Judy Woodruff : But it sounds as if you’re saying it’s still very much a guessing game.
“It really is. Both sides have very strong incentives to reach a deal. President Trump wants a strong economy. He wants a strong stock market. All of that’s essential to his reelection. American companies want to continue to do business in China. China wants to maintain its reputation as a strong and reliable source. But it may be — and this is what we’re going to find out — that the truth sides that — just cannot reconcile what they want from each other“
Judy Woodruff : What can we learn, Greg Ip, from what’s happened in the past, when there have been trade battles between the United States and other countries?
“We don’t have a good template for this. The two best examples you would look at would be the U.S. vs. the Soviet Union, when we were like strategic adversaries.

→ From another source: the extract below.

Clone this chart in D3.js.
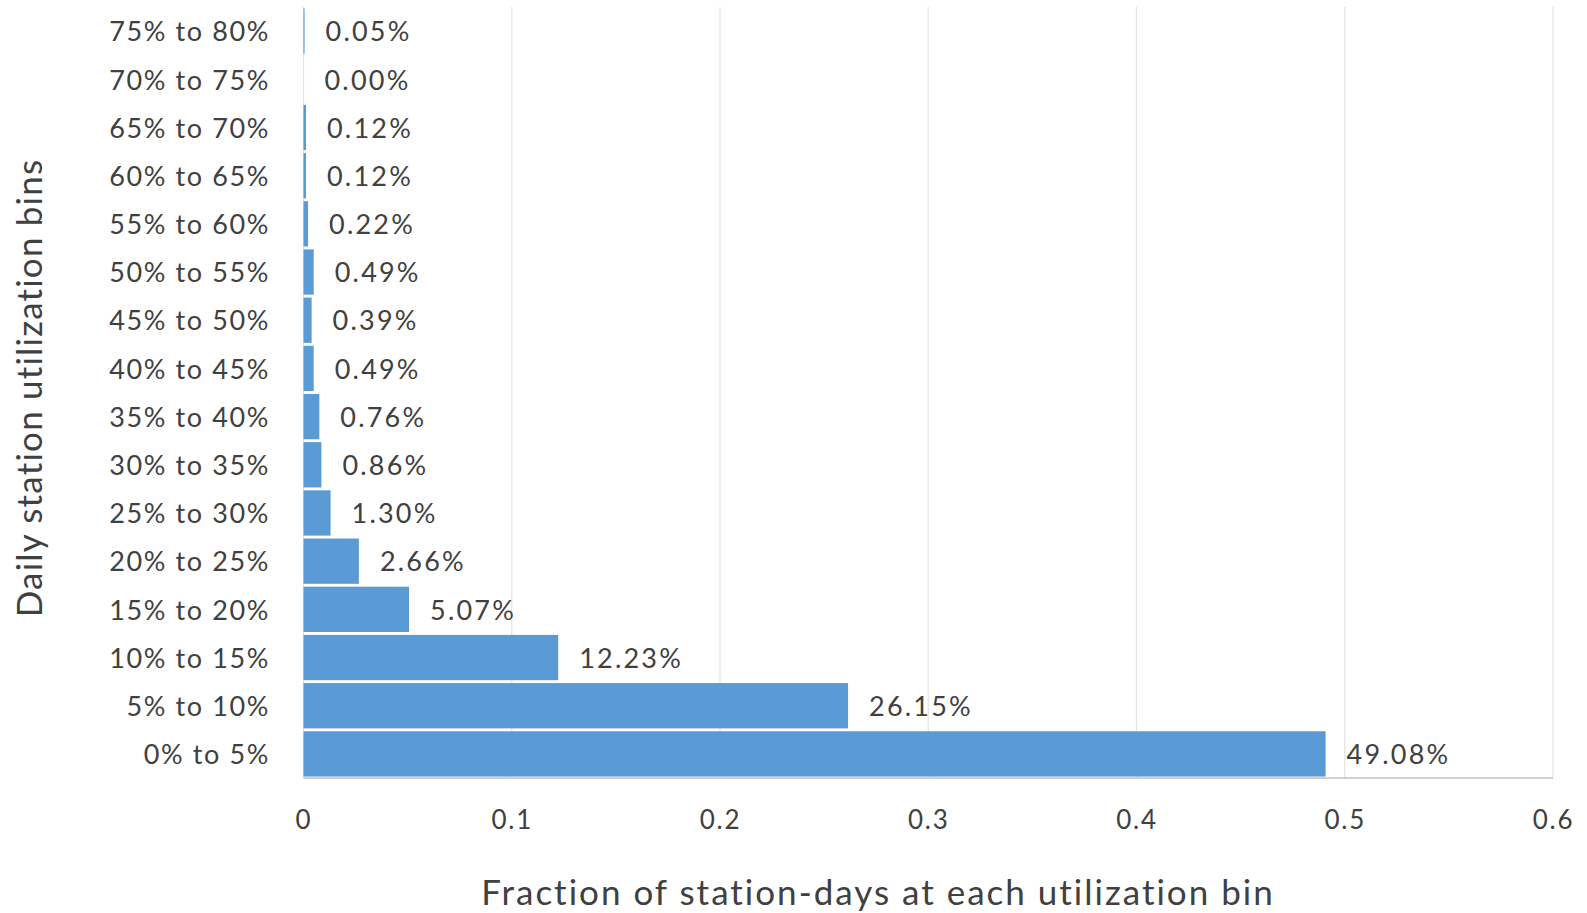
<!DOCTYPE html>
<html>
<head>
<meta charset="utf-8">
<script src="https://cdn.jsdelivr.net/npm/d3@7/dist/d3.min.js"></script>
<style>
  html, body { margin: 0; padding: 0; background: #ffffff; }
  svg { display: block; }
  text { font-family: "Lato", "Open Sans", sans-serif; fill: #404040; }
</style>
</head>
<body>
<svg id="chart" width="1587" height="913"></svg>
<script>
// Utilization bins, listed bottom to top
const categories = [
  "0% to 5%", "5% to 10%", "10% to 15%", "15% to 20%", "20% to 25%",
  "25% to 30%", "30% to 35%", "35% to 40%", "40% to 45%", "45% to 50%",
  "50% to 55%", "55% to 60%", "60% to 65%", "65% to 70%", "70% to 75%",
  "75% to 80%"
];
// Fraction of station-days in each bin
const fractions = [
  0.4908, 0.2615, 0.1223, 0.0507, 0.0266,
  0.0130, 0.0086, 0.0076, 0.0049, 0.0039,
  0.0049, 0.0022, 0.0012, 0.0012, 0.0000,
  0.0005
];
const xTicks = [0, 0.1, 0.2, 0.3, 0.4, 0.5, 0.6];
const xTitle = "Fraction of station-days at each utilization bin";
const yTitle = "Daily station utilization bins";

const data = categories.map((c, i) => ({ cat: c, v: fractions[i] }));

const svg = d3.select("#chart");
const plot = { left: 303.5, right: 1553, top: 7, bottom: 778 };

const x = d3.scaleLinear().domain([0, 0.6]).range([plot.left, plot.right]);
const y = d3.scaleBand()
  .domain(categories.slice().reverse())
  .range([plot.top, plot.bottom])
  .paddingInner(0.06)
  .paddingOuter(0.03);

// vertical gridlines
svg.append("g")
  .selectAll("line")
  .data(xTicks)
  .join("line")
  .attr("x1", d => x(d)).attr("x2", d => x(d))
  .attr("y1", plot.top).attr("y2", plot.bottom)
  .attr("stroke", "#e3e3e3")
  .attr("stroke-width", 1.2);

// bars
svg.append("g")
  .selectAll("rect")
  .data(data)
  .join("rect")
  .attr("x", x(0))
  .attr("y", d => y(d.cat))
  .attr("width", d => x(d.v) - x(0))
  .attr("height", y.bandwidth())
  .attr("fill", "#5b9bd5");

// value labels
svg.append("g")
  .selectAll("text")
  .data(data)
  .join("text")
  .attr("x", d => x(d.v) + 21)
  .attr("y", d => y(d.cat) + y.bandwidth() / 2)
  .attr("dy", "0.38em")
  .attr("font-size", 27)
  .attr("letter-spacing", 2.2)
  .text(d => (d.v * 100).toFixed(2) + "%");

// bottom axis line
svg.append("line")
  .attr("x1", plot.left).attr("x2", plot.right)
  .attr("y1", plot.bottom).attr("y2", plot.bottom)
  .attr("stroke", "#bfbfbf")
  .attr("stroke-width", 1.5);

// x axis tick labels
const xAxis = d3.axisBottom(x).tickValues(xTicks).tickSize(0).tickPadding(0)
  .tickFormat(d => d === 0 ? "0" : d3.format(".1f")(d));
const gx = svg.append("g")
  .attr("transform", `translate(0,${plot.bottom})`)
  .call(xAxis);
gx.select(".domain").remove();
gx.selectAll("text")
  .attr("y", 42)
  .attr("dy", "0.36em")
  .attr("font-size", 26)
  .attr("letter-spacing", 1.8)
  .style("font-family", "Lato, 'Open Sans', sans-serif")
  .attr("fill", "#404040");

// y axis category labels
const yAxis = d3.axisLeft(y).tickSize(0).tickPadding(0);
const gy = svg.append("g")
  .attr("transform", `translate(270,0)`)
  .call(yAxis);
gy.select(".domain").remove();
gy.selectAll("text")
  .attr("font-size", 27)
  .attr("letter-spacing", 1.6)
  .attr("dy", "0.38em")
  .style("font-family", "Lato, 'Open Sans', sans-serif")
  .attr("fill", "#404040");

// axis titles
svg.append("text")
  .attr("x", 878)
  .attr("y", 905)
  .attr("text-anchor", "middle")
  .attr("font-size", 35)
  .attr("letter-spacing", 2.0)
  .text(xTitle);

svg.append("text")
  .attr("transform", "translate(42,388) rotate(-90)")
  .attr("text-anchor", "middle")
  .attr("font-size", 35)
  .attr("letter-spacing", 1.2)
  .text(yTitle);
</script>
</body>
</html>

And so, essentially, the world divided into these hermetically sealed spheres. If you did business with the United States, you probably didn’t do business with the Soviet Union. That’s not like China. It’s an adversary today, but it’s heavily integrated.
We had trade frictions with Japan, but our frictions with Japan never entered in the strategic sphere because Japan was an ally. I think that one of the reasons this is so complicated is that China is both this enormous economic partner, but this very formidable geostrategic adversary”
Judy Woodruff: And so in terms of what happens next, the markets are clearly watching, the companies that depend on doing business with China watching very closely.
“I think the very — what you need to watch is the signals, the body language coming out of coming meetings. Will the Americans fix on a date to go back to China? What happens as that June 1 deadline approaches?”